Kim’s family may also occupy the press on a daily basis, but she manages to retain an alienness that her sisters, her mother and Caitlyn Jenner don’t have. Such is her fame and the way she chooses to present her body, it’s only natural for us mere mortals to want more than she gives us. I’ve often wondered what Kim’s gums look like close up. Does she have the same little blonde spirals of hair on her neck that I do? What do her toenail clippings look like? I’ve no idea because she is in control of how I see her, and yet part of me wants to zoom in more. Then part of me wants to examine why on earth I do, and so on it goes, and I’m still thinking and talking about Kim.
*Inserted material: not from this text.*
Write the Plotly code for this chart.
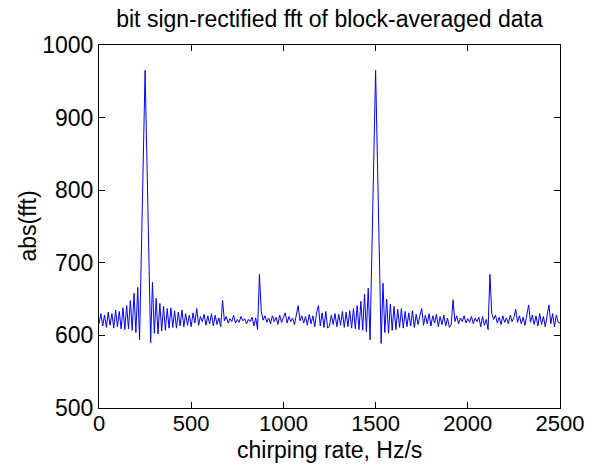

My dad asked me recently what I thought someone like Kim and her fame represented to a 12-year-old girl, who is just beginning to become aware of her body and its place in the world. Exploitation and consent are vital subjects to explore with young women, but Kim is a fully consenting adult woman. Personally, I can’t help but think that she shows us that we don’t all have to be the same kind of woman. Some of us like science, some of us like lip gloss, some of us like growing our body hair out, some of us like offal, some of us like taking naked photos. Hell, some of us like all or none of those things. Instead of asking why Kim is famous, we should be thankful that she is, because she gives us the chance to have a conversation about difference.